Renaissance is preparing to file permit applications and an oil spill contingency plan with the State of Alaska’s Department of Environmental Conservation. According to Landt the Alaska Oil and Gas Association has recommended DEC require a spill plan for 50 barrels or less because the oil in the Umiat pool is shallow and therefore cold, needing pumps to bring it to the surface.

The equipment needed to contain a 50-barrel or less oil spill will not require the small independent to join an oil spill cooperative, such as Alaska Clean Seas, Landt said.

Promising, but challenging

In May 2002, Greg Hebertson, who was doing corporate and strategic planning for Anadarko Petroleum at the time, spoke in Anchorage about his company’s geologic assessment of the Brooks Range Foothills. Some of the assessment’s results came from analyses of data from old wells in the Umiat field. (Then — and now — Anadarko and its partners held the largest block of acreage in the foothills, including plays in the Umiat area.)

“Reserves are questionable in that area, but we think there’s up to about 100 million barrels recoverable from Umiat,” Hebertson said.
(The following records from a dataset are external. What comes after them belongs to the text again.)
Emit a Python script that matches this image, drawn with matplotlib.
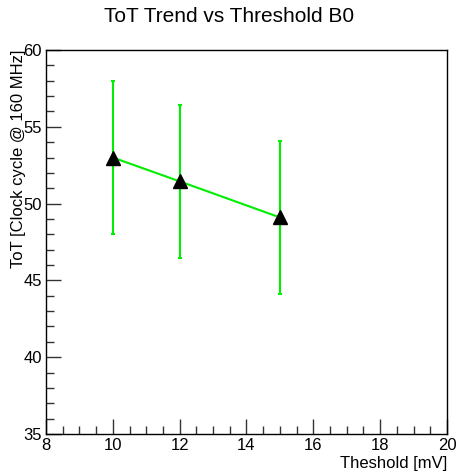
import matplotlib
matplotlib.use("Agg")
import matplotlib.pyplot as plt
from matplotlib.ticker import MultipleLocator

plt.rcParams['font.family'] = ['Liberation Sans', 'DejaVu Sans']

threshold = [10, 12, 15]
tot = [53.0, 51.45, 49.1]
tot_err = [5.0, 5.0, 5.0]

fig = plt.figure(figsize=(4.58, 4.71), dpi=100)
ax = fig.add_axes([0.1004, 0.0786, 0.8755, 0.8152])

ax.errorbar(threshold, tot, yerr=tot_err, color='#00ee00', lw=1.5,
            elinewidth=1.5, capsize=1.5, capthick=1.5, zorder=2,
            marker=None)
ax.plot(threshold, tot, linestyle='none', marker='^', ms=9.5,
        color='black', zorder=3)

ax.set_xlim(8, 20)
ax.set_ylim(35, 60)
ax.xaxis.set_major_locator(MultipleLocator(2))
ax.xaxis.set_minor_locator(MultipleLocator(0.5))
ax.yaxis.set_major_locator(MultipleLocator(5))
ax.yaxis.set_minor_locator(MultipleLocator(1))
ax.tick_params(which='both', direction='in', top=False, right=False,
               labelsize=12, width=1, color='#333333')
ax.tick_params(which='major', length=11, pad=3)
ax.tick_params(which='minor', length=6)
for s in ax.spines.values():
    s.set_linewidth(1)

fig.text(0.5, 0.965, 'ToT Trend vs Threshold B0', ha='center', va='center',
         fontsize=15)
ax.set_xlabel('Theshold [mV]', fontsize=12, loc='right', labelpad=2)
ax.set_ylabel('ToT [Clock cycle @ 160 MHz]', fontsize=12, loc='top',
              labelpad=-2)

fig.savefig('out.png', dpi=100)
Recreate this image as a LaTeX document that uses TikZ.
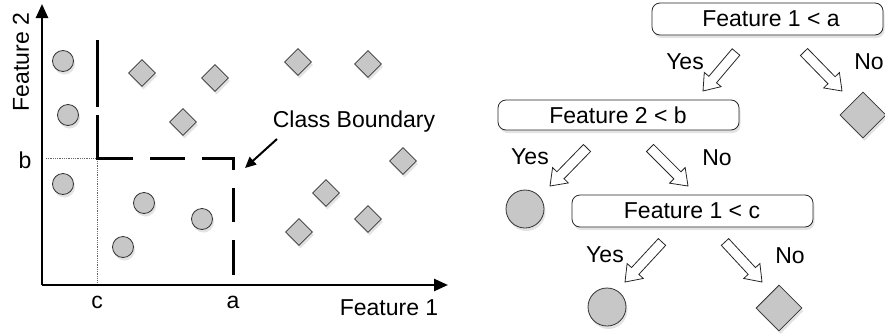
\documentclass[tikz,border=0pt]{standalone}
\usepackage{fontspec}
\setmainfont{Liberation Sans}
\usetikzlibrary{arrows.meta,shapes.geometric,shadows,calc}
\tikzset{
  shd/.style={drop shadow={opacity=0.22,shadow xshift=1.5pt,shadow yshift=-3pt}},
  pt/.style={circle,draw=black!80,fill=black!22,line width=0.8pt,minimum size=21pt,inner sep=0pt,shd},
  dm/.style={diamond,draw=black!80,fill=black!22,line width=0.8pt,minimum width=27pt,minimum height=27pt,inner sep=0pt,shd},
  leafc/.style={pt,minimum size=38pt},
  leafd/.style={dm,minimum width=46pt,minimum height=46pt},
  testbox/.style={draw=black!85,fill=white,rounded corners=8pt,line width=0.8pt,inner sep=0pt,shd},
  lbl/.style={font=\fontsize{23}{27}\selectfont,inner sep=0pt},
  axis/.style={line width=2.5pt,-{Triangle[length=14pt,width=12pt]}},
  bound/.style={line width=3pt},
  guide/.style={densely dotted,black!60,line width=0.8pt},
  barrow/.style={draw=black!85,fill=white,line width=0.8pt,line join=miter},
}
\newcommand\blockarrow[2]{%
  \coordinate (hb) at ($(#2)!15pt!(#1)$);
  \draw[barrow] ($(#1)!5pt!90:(#2)$) -- ($(hb)!5pt!90:(#2)$) -- ($(hb)!11pt!90:(#2)$) -- (#2)
    -- ($(hb)!11pt!-90:(#2)$) -- ($(hb)!5pt!-90:(#2)$) -- ($(#1)!5pt!-90:(#2)$) -- cycle;
}
\begin{document}
\begin{tikzpicture}[x=1pt,y=-1pt]
\useasboundingbox (0,0) rectangle (885,335);
% ---------- left plot ----------
\coordinate (O) at (42,285);
\coordinate (Ytop) at (42,4);
\coordinate (Xend) at (448,285);
\coordinate (B) at (97,158);
\coordinate (C) at (97,283);
\coordinate (Bl) at (46,158);
\draw[guide] (Bl) -- (B) -- (C);
\draw[axis] (O) -- (Ytop);
\draw[axis] (O) -- (Xend);
% dashed class boundary
\draw[bound] (97,40) -- (97,107);
\draw[bound,line join=miter] (97,115) -- (97,158) -- (133,158);
\draw[bound] (150,158) -- (185,158);
\draw[bound,line join=miter] (202,158) -- (233,158) -- (233,170);
\draw[bound] (233,188) -- (233,222);
\draw[bound] (233,240) -- (233,275);
% labels
\node[lbl,rotate=90] (f2) at (21,62) {Feature 2};
\node[lbl] (lb) at (25,160) {b};
\node[lbl] (lc) at (97,302) {c};
\node[lbl] (la) at (233,302) {a};
\node[lbl] (f1) at (389,308) {Feature 1};
\node[lbl] (cb) at (354,122) {Class Boundary};
\coordinate (cbs) at (277,139);
\coordinate (cbe) at (245,168);
\draw[line width=2pt,-{Triangle[length=11pt,width=10pt]}] (cbs) -- (cbe);
% circles
\node[pt] (c1) at (63,61) {};
\node[pt] (c2) at (68,115) {};
\node[pt] (c3) at (63,184) {};
\node[pt] (c4) at (144,203) {};
\node[pt] (c5) at (202,219) {};
\node[pt] (c6) at (123,247) {};
% diamonds
\node[dm] (d1) at (142,73) {};
\node[dm] (d2) at (215,78) {};
\node[dm] (d3) at (183,122) {};
\node[dm] (d4) at (298,62) {};
\node[dm] (d5) at (368,64) {};
\node[dm] (d6) at (403,161) {};
\node[dm] (d7) at (326,193) {};
\node[dm] (d8) at (299,232) {};
\node[dm] (d9) at (368,219) {};
% ---------- right tree ----------
\node[testbox,minimum width=231pt,minimum height=32pt] (t1) at (767.5,19) {};
\node[lbl] (t1l) at (771,19) {Feature 1 < a};
\node[testbox,minimum width=241pt,minimum height=30pt] (t2) at (618.5,115) {};
\node[lbl] (t2l) at (618,115) {Feature 2 < b};
\node[testbox,minimum width=241pt,minimum height=32pt] (t3) at (692.5,211) {};
\node[lbl] (t3l) at (692,211) {Feature 1 < c};
% leaves
\node[leafd] (L1) at (863,115) {};
\node[leafc] (L2) at (525,209) {};
\node[leafc] (L3) at (607,307) {};
\node[leafd] (L4) at (779,308) {};
% block arrows
\coordinate (a1s) at (736,52); \coordinate (a1e) at (703,91);
\coordinate (a2s) at (804,52); \coordinate (a2e) at (842,91);
\coordinate (a3s) at (587,148); \coordinate (a3e) at (550,186);
\coordinate (a4s) at (650,148); \coordinate (a4e) at (688,186);
\coordinate (a5s) at (662,242); \coordinate (a5e) at (625,282);
\coordinate (a6s) at (725,242); \coordinate (a6e) at (762,282);
\blockarrow{a1s}{a1e}
\blockarrow{a2s}{a2e}
\blockarrow{a3s}{a3e}
\blockarrow{a4s}{a4e}
\blockarrow{a5s}{a5e}
\blockarrow{a6s}{a6e}
% yes/no labels
\node[lbl] (y1) at (685,62) {Yes};
\node[lbl] (n1) at (869,62) {No};
\node[lbl] (y2) at (530,157) {Yes};
\node[lbl] (n2) at (717,158) {No};
\node[lbl] (y3) at (605,255) {Yes};
\node[lbl] (n3) at (790,256) {No};
\end{tikzpicture}
\end{document}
In addition to presenting promising technical data on area source and reservoir rock, Hebertson talked about the trap component in the region, noting it had a “propensity for multiple structural traps as in the case of the Umiat field.”

“Seismic lines across Umiat show hydrocarbons are reservoired in both the hanging wall and the foot wall of the structures,” he said.

“The seal capacity of traps — data from Umiat wells and field work and based on our analysis — … show the seals are there and certainly capable of holding large hydrocarbon columns. The risk associated with that is breaching either by erosion or fracturing.”

In a March interview Landt said the reason the field has not been developed is “generally due to the remoteness from infrastructure and pipelines and due to historically low oil prices.”

The Umiat reservoir is shallow, 200 to 1,400 feet in depth, he said, with “a portion of the oil … in permafrost. That’s a challenge in itself.”

The company wants to “get some modern well data and then determine whether or not we have something commercial. We’ll do some horizontal drilling, and penetrate further into the reservoir, which will help us get a better understanding of what kind of recovery rate we can expect,” Landt said.